> [GIVEN PROBLEM]:
Copy each line exactly. Drop every picture.

☆ ☆ ☆ ☆ ☆ ☆ ☆

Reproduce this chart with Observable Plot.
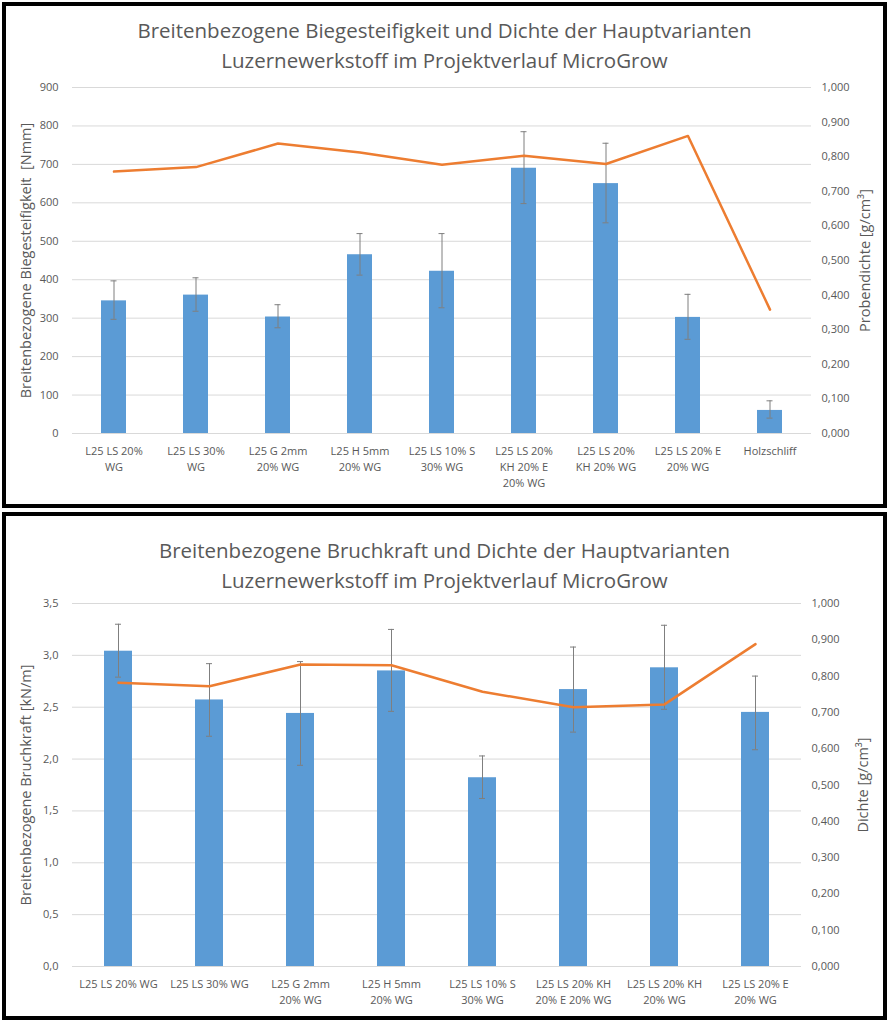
<!DOCTYPE html>
<html><head><meta charset="utf-8">
<script src="https://cdn.jsdelivr.net/npm/d3@7"></script>
<script src="https://cdn.jsdelivr.net/npm/@observablehq/plot@0.6"></script>
<style>
body{margin:0;background:#fff;font-family:"Open Sans",Calibri,sans-serif;}
.box{position:absolute;left:2px;width:877px;border:4px solid #000;background:#fff;}
.title{text-align:center;color:#595959;font-size:20.5px;line-height:30px;}
svg{display:block}
</style></head><body>
<div class="box" id="b1" style="top:2px;height:498px"><div class="title" style="padding-top:9px;height:62px">Breitenbezogene Biegesteifigkeit und Dichte der Hauptvarianten<br>Luzernewerkstoff im Projektverlauf MicroGrow</div></div>
<div class="box" id="b2" style="top:512px;height:500px"><div class="title" style="padding-top:19px;height:58px">Breitenbezogene Bruchkraft und Dichte der Hauptvarianten<br>Luzernewerkstoff im Projektverlauf MicroGrow</div></div>
<script>
const cat1 = ["L25 LS 20%\nWG","L25 LS 30%\nWG","L25 G 2mm\n20% WG","L25 H 5mm\n20% WG","L25 LS 10% S\n30% WG","L25 LS 20%\nKH 20% E\n20% WG","L25 LS 20%\nKH 20% WG","L25 LS 20% E\n20% WG","Holzschliff"];
const stiff = [345,360,303,465,422,690,650,302,60];
const stiffLo = [297,318,275,412,327,598,548,245,40];
const stiffHi = [397,405,335,520,520,785,755,362,85];
const dens1 = [0.757,0.770,0.838,0.812,0.777,0.803,0.779,0.860,0.358];

const cat2 = ["L25 LS 20% WG","L25 LS 30% WG","L25 G 2mm\n20% WG","L25 H 5mm\n20% WG","L25 LS 10% S\n30% WG","L25 LS 20% KH\n20% E 20% WG","L25 LS 20% KH\n20% WG","L25 LS 20% E\n20% WG"];
const force = [3.04,2.57,2.44,2.85,1.82,2.67,2.88,2.45];
const forceLo = [2.79,2.22,1.94,2.46,1.62,2.26,2.48,2.09];
const forceHi = [3.30,2.92,2.94,3.25,2.03,3.08,3.29,2.80];
const dens2 = [0.782,0.772,0.832,0.830,0.757,0.714,0.722,0.888];

const densTicks = [0,0.1,0.2,0.3,0.4,0.5,0.6,0.7,0.8,0.9,1.0];
const comma = (f) => (v) => d3.format(f)(v).replace(".", ",");

function chart(cats, vals, lo, hi, dens, yMax, yTicks, yFmt, yLabel, rLabel, opts) {
  const data = cats.map((c,i)=>({c, v:vals[i], lo:lo[i], hi:hi[i], d:dens[i]*yMax}));
  const svg = Plot.plot({
    width: 877, height: opts.height,
    marginTop: 10, marginLeft: 66, marginRight: opts.mr, marginBottom: opts.mb,
    style: {fontFamily: '"Open Sans",sans-serif', fontSize: "11px", color: "#595959"},
    x: {domain: cats, paddingInner: opts.pad, paddingOuter: opts.pad/2, label: null},
    y: {domain: [0, yMax], label: null},
    marks: [
      Plot.gridY(yTicks, {stroke: "#d9d9d9", strokeOpacity: 1}),
      Plot.barY(data, {x: "c", y: "v", fill: "#5b9bd5"}),
      Plot.ruleX(data, {x: "c", y1: "lo", y2: "hi", stroke: "#7f7f7f", strokeWidth: 1}),
      Plot.tickY(data, {x: "c", y: "lo", stroke: "#7f7f7f", insetLeft: opts.cap, insetRight: opts.cap}),
      Plot.tickY(data, {x: "c", y: "hi", stroke: "#7f7f7f", insetLeft: opts.cap, insetRight: opts.cap}),
      Plot.line(data, {x: "c", y: "d", stroke: "#ed7d31", strokeWidth: 2.5}),
      Plot.axisX({tickSize: 0, tickPadding: 10, fill: "#595959", lineHeight: 1.45}),
      Plot.axisY(yTicks, {anchor: "left", tickSize: 0, tickPadding: 14, tickFormat: yFmt, fill: "#595959", label: yLabel, labelAnchor: "center", labelOffset: 52, labelArrow: "none"}),
      Plot.axisY(densTicks.map(t=>t*yMax), {anchor: "right", tickSize: 0, tickPadding: 10, tickFormat: t => comma(".3f")(t/yMax), fill: "#595959", label: rLabel, labelAnchor: "center", labelOffset: opts.rOff, labelArrow: "none"})
    ]
  });
  svg.querySelectorAll("text").forEach(t => {
    if (t.textContent === yLabel || t.textContent === rLabel) t.setAttribute("font-size", "14.5");
  });
  return svg;
}
const s1 = chart(cat1, stiff, stiffLo, stiffHi, dens1, 900, d3.range(0,901,100), d3.format("d"),
  "Breitenbezogene Biegesteifigkeit  [Nmm]", "Probendichte [g/cm³]", {height: 422, mr: 72, mb: 66, pad: 0.7, cap: 9.5, rOff: 58});
const s2 = chart(cat2, force, forceLo, forceHi, dens2, 3.5, d3.range(0,3.51,0.5), comma(".1f"),
  "Breitenbezogene Bruchkraft [kN/m]", "Dichte [g/cm³]", {height: 418, mr: 82, mb: 45, pad: 0.69, cap: 11, rOff: 66});
document.getElementById("b1").appendChild(s1);
document.getElementById("b2").appendChild(s2);
</script>
</body></html>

☆ ☆ ☆ ☆ ☆ ☆ ☆

> [OUTPUT OF THE TASK]:
Reproduce this chart with Observable Plot.
<!DOCTYPE html>
<html><head><meta charset="utf-8">
<script src="https://cdn.jsdelivr.net/npm/d3@7"></script>
<script src="https://cdn.jsdelivr.net/npm/@observablehq/plot@0.6"></script>
<style>
body{margin:0;background:#fff;font-family:"Open Sans",Calibri,sans-serif;}
.box{position:absolute;left:2px;width:877px;border:4px solid #000;background:#fff;}
.title{text-align:center;color:#595959;font-size:20.5px;line-height:30px;}
svg{display:block}
</style></head><body>
<div class="box" id="b1" style="top:2px;height:498px"><div class="title" style="padding-top:9px;height:62px">Breitenbezogene Biegesteifigkeit und Dichte der Hauptvarianten<br>Luzernewerkstoff im Projektverlauf MicroGrow</div></div>
<div class="box" id="b2" style="top:512px;height:500px"><div class="title" style="padding-top:19px;height:58px">Breitenbezogene Bruchkraft und Dichte der Hauptvarianten<br>Luzernewerkstoff im Projektverlauf MicroGrow</div></div>
<script>
const cat1 = ["L25 LS 20%\nWG","L25 LS 30%\nWG","L25 G 2mm\n20% WG","L25 H 5mm\n20% WG","L25 LS 10% S\n30% WG","L25 LS 20%\nKH 20% E\n20% WG","L25 LS 20%\nKH 20% WG","L25 LS 20% E\n20% WG","Holzschliff"];
const stiff = [345,360,303,465,422,690,650,302,60];
const stiffLo = [297,318,275,412,327,598,548,245,40];
const stiffHi = [397,405,335,520,520,785,755,362,85];
const dens1 = [0.757,0.770,0.838,0.812,0.777,0.803,0.779,0.860,0.358];

const cat2 = ["L25 LS 20% WG","L25 LS 30% WG","L25 G 2mm\n20% WG","L25 H 5mm\n20% WG","L25 LS 10% S\n30% WG","L25 LS 20% KH\n20% E 20% WG","L25 LS 20% KH\n20% WG","L25 LS 20% E\n20% WG"];
const force = [3.04,2.57,2.44,2.85,1.82,2.67,2.88,2.45];
const forceLo = [2.79,2.22,1.94,2.46,1.62,2.26,2.48,2.09];
const forceHi = [3.30,2.92,2.94,3.25,2.03,3.08,3.29,2.80];
const dens2 = [0.782,0.772,0.832,0.830,0.757,0.714,0.722,0.888];

const densTicks = [0,0.1,0.2,0.3,0.4,0.5,0.6,0.7,0.8,0.9,1.0];
const comma = (f) => (v) => d3.format(f)(v).replace(".", ",");

function chart(cats, vals, lo, hi, dens, yMax, yTicks, yFmt, yLabel, rLabel, opts) {
  const data = cats.map((c,i)=>({c, v:vals[i], lo:lo[i], hi:hi[i], d:dens[i]*yMax}));
  const svg = Plot.plot({
    width: 877, height: opts.height,
    marginTop: 10, marginLeft: 66, marginRight: opts.mr, marginBottom: opts.mb,
    style: {fontFamily: '"Open Sans",sans-serif', fontSize: "11px", color: "#595959"},
    x: {domain: cats, paddingInner: opts.pad, paddingOuter: opts.pad/2, label: null},
    y: {domain: [0, yMax], label: null},
    marks: [
      Plot.gridY(yTicks, {stroke: "#d9d9d9", strokeOpacity: 1}),
      Plot.barY(data, {x: "c", y: "v", fill: "#5b9bd5"}),
      Plot.ruleX(data, {x: "c", y1: "lo", y2: "hi", stroke: "#7f7f7f", strokeWidth: 1}),
      Plot.tickY(data, {x: "c", y: "lo", stroke: "#7f7f7f", insetLeft: opts.cap, insetRight: opts.cap}),
      Plot.tickY(data, {x: "c", y: "hi", stroke: "#7f7f7f", insetLeft: opts.cap, insetRight: opts.cap}),
      Plot.line(data, {x: "c", y: "d", stroke: "#ed7d31", strokeWidth: 2.5}),
      Plot.axisX({tickSize: 0, tickPadding: 10, fill: "#595959", lineHeight: 1.45}),
      Plot.axisY(yTicks, {anchor: "left", tickSize: 0, tickPadding: 14, tickFormat: yFmt, fill: "#595959", label: yLabel, labelAnchor: "center", labelOffset: 52, labelArrow: "none"}),
      Plot.axisY(densTicks.map(t=>t*yMax), {anchor: "right", tickSize: 0, tickPadding: 10, tickFormat: t => comma(".3f")(t/yMax), fill: "#595959", label: rLabel, labelAnchor: "center", labelOffset: opts.rOff, labelArrow: "none"})
    ]
  });
  svg.querySelectorAll("text").forEach(t => {
    if (t.textContent === yLabel || t.textContent === rLabel) t.setAttribute("font-size", "14.5");
  });
  return svg;
}
const s1 = chart(cat1, stiff, stiffLo, stiffHi, dens1, 900, d3.range(0,901,100), d3.format("d"),
  "Breitenbezogene Biegesteifigkeit  [Nmm]", "Probendichte [g/cm³]", {height: 422, mr: 72, mb: 66, pad: 0.7, cap: 9.5, rOff: 58});
const s2 = chart(cat2, force, forceLo, forceHi, dens2, 3.5, d3.range(0,3.51,0.5), comma(".1f"),
  "Breitenbezogene Bruchkraft [kN/m]", "Dichte [g/cm³]", {height: 418, mr: 82, mb: 45, pad: 0.69, cap: 11, rOff: 66});
document.getElementById("b1").appendChild(s1);
document.getElementById("b2").appendChild(s2);
</script>
</body></html>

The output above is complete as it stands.